Where a line contains the word "Output", copy that line in full.

* _EXERCISE DATA_:
++++++++++
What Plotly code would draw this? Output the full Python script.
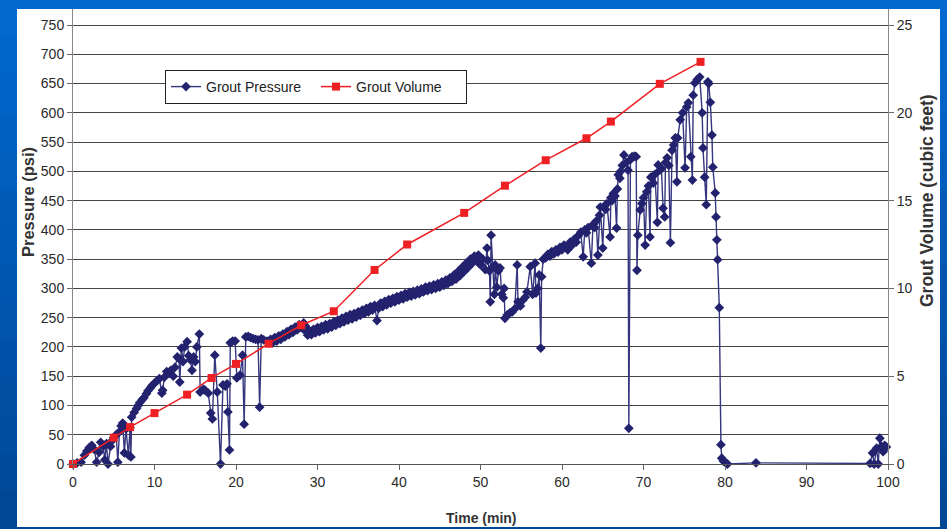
++++++++++
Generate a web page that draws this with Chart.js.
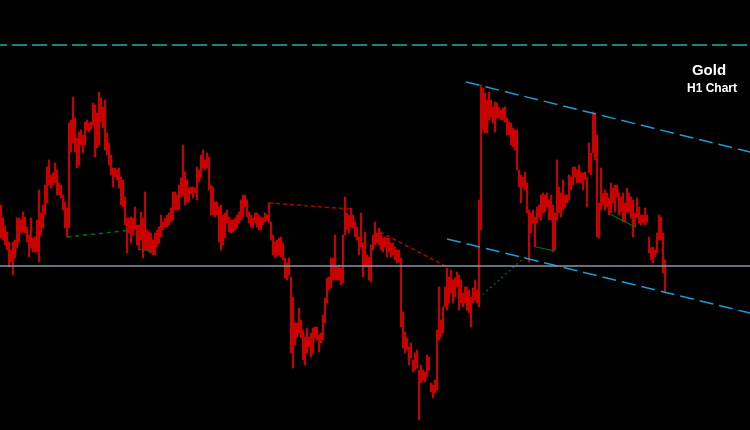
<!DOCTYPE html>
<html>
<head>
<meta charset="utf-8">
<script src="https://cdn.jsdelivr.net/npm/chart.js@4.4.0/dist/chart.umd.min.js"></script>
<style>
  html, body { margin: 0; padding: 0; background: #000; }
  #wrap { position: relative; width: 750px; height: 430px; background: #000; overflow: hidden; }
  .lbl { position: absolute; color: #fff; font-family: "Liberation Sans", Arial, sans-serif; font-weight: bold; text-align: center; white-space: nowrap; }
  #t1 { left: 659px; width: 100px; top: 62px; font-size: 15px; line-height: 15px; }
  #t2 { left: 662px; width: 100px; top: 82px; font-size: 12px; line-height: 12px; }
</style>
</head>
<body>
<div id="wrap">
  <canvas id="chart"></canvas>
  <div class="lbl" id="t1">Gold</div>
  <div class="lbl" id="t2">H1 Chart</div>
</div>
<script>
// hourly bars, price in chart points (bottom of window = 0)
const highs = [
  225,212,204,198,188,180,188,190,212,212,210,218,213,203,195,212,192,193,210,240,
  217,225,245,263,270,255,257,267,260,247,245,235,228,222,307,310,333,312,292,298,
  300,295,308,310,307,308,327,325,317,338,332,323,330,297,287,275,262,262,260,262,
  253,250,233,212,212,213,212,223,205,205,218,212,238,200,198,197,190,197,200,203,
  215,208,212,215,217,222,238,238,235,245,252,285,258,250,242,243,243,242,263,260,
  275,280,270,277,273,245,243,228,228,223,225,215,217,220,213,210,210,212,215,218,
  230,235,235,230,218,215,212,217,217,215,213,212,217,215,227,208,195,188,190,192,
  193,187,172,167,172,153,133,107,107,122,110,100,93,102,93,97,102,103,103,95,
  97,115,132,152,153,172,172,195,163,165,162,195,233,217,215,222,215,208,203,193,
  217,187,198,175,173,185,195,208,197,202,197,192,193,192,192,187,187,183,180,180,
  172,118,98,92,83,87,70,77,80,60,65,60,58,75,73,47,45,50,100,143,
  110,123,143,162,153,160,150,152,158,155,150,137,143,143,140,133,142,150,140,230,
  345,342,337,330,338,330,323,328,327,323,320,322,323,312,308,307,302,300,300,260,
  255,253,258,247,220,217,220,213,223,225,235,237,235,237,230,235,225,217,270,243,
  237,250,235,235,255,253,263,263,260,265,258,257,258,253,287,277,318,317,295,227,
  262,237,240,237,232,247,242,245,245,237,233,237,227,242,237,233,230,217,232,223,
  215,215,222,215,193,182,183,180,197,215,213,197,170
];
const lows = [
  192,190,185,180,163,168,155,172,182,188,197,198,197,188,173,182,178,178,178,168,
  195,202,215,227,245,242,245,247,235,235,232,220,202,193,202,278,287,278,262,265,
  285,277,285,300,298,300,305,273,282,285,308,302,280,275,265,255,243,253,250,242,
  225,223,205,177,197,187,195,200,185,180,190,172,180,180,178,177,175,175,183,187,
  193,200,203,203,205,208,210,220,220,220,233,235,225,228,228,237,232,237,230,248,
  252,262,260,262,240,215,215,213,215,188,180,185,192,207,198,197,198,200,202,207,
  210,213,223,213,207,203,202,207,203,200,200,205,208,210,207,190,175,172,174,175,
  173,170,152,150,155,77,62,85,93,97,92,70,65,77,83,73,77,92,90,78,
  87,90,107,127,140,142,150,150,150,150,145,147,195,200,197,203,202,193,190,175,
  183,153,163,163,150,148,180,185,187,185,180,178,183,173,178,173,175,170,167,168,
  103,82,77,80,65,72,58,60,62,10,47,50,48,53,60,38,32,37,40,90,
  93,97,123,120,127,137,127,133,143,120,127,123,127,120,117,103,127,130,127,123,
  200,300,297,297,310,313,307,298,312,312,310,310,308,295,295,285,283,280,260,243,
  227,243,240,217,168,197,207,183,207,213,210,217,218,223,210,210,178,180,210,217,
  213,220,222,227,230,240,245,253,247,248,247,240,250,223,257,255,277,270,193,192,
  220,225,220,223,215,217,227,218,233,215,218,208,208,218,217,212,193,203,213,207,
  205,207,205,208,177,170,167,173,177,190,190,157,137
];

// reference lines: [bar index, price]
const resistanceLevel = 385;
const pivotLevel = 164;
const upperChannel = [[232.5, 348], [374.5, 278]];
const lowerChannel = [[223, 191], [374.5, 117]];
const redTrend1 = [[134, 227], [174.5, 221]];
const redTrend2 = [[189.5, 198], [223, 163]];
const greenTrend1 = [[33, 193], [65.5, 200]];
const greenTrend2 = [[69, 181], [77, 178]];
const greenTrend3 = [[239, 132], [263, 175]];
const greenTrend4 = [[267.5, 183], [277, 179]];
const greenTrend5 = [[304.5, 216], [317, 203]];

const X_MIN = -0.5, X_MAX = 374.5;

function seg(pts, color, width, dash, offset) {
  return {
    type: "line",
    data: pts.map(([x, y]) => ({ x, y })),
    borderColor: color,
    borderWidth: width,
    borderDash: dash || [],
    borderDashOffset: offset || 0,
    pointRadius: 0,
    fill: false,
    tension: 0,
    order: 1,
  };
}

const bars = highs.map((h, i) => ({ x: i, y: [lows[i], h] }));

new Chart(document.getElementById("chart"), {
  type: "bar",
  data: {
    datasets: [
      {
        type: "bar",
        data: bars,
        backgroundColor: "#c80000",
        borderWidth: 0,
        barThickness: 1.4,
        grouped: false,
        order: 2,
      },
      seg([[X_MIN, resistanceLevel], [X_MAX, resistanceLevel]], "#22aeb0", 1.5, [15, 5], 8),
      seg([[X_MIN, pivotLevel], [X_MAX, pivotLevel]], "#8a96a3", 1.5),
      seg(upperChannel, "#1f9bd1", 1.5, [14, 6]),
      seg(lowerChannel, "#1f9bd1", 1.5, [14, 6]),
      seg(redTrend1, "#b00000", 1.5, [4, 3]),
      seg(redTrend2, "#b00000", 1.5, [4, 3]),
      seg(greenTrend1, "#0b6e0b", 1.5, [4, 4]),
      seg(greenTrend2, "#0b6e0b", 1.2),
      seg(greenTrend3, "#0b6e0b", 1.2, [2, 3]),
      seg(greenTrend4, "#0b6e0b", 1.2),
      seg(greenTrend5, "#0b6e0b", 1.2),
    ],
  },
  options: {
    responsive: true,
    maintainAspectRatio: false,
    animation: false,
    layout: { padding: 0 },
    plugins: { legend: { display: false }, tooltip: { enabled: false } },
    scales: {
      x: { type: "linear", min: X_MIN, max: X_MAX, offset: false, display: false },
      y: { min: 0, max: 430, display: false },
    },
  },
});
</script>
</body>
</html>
++++++++++
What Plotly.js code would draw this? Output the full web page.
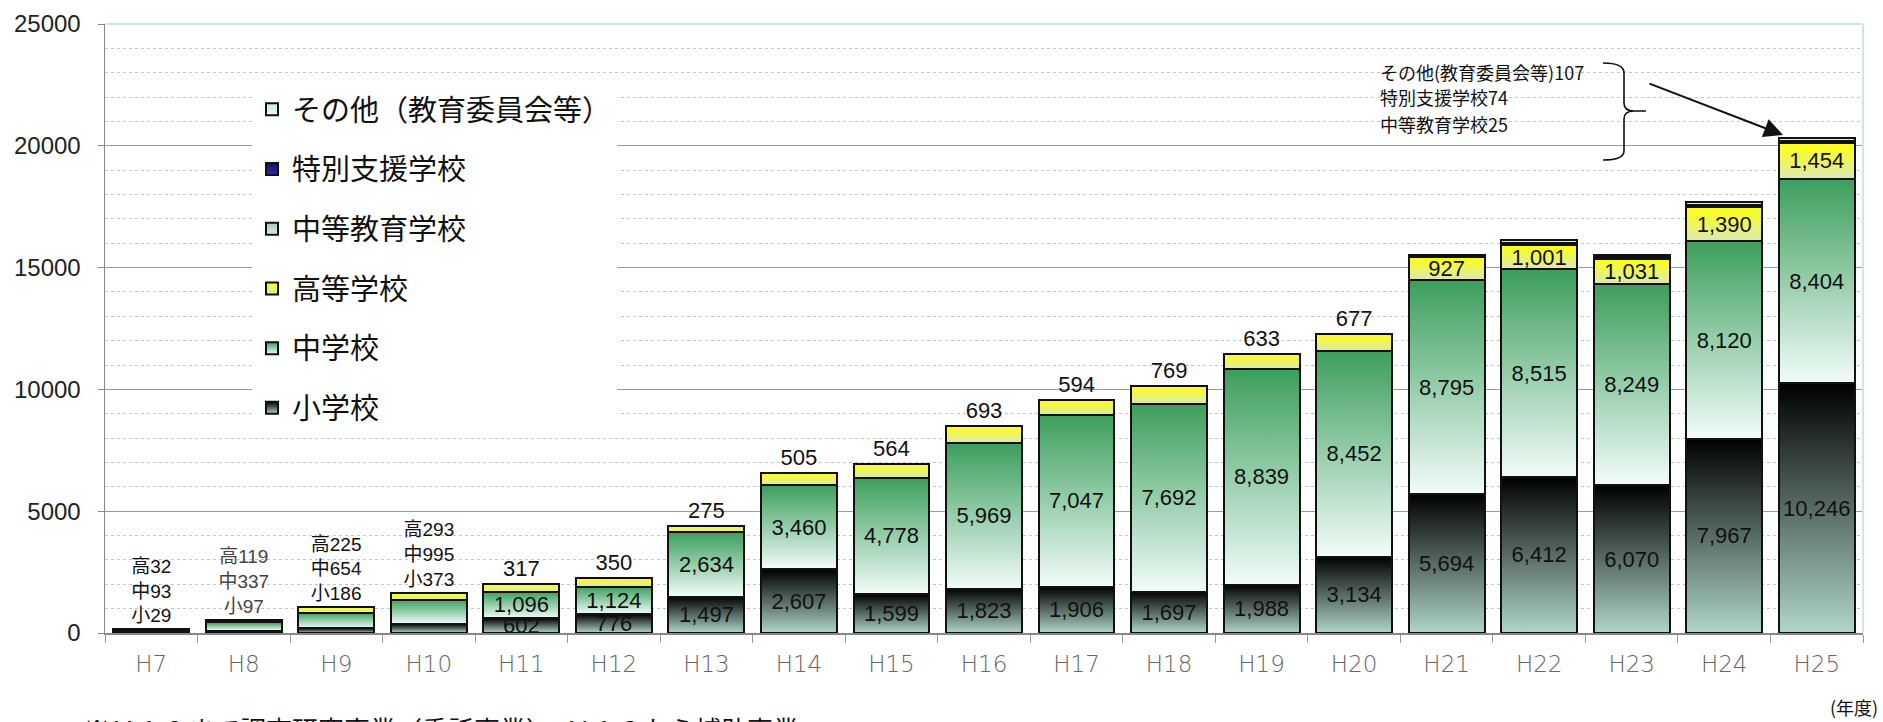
++++++++++
* _SOLUTION TO THE EXERCISE_:
What Plotly code would draw this? Output the full Python script.
What Plotly.js code would draw this? Output the full web page.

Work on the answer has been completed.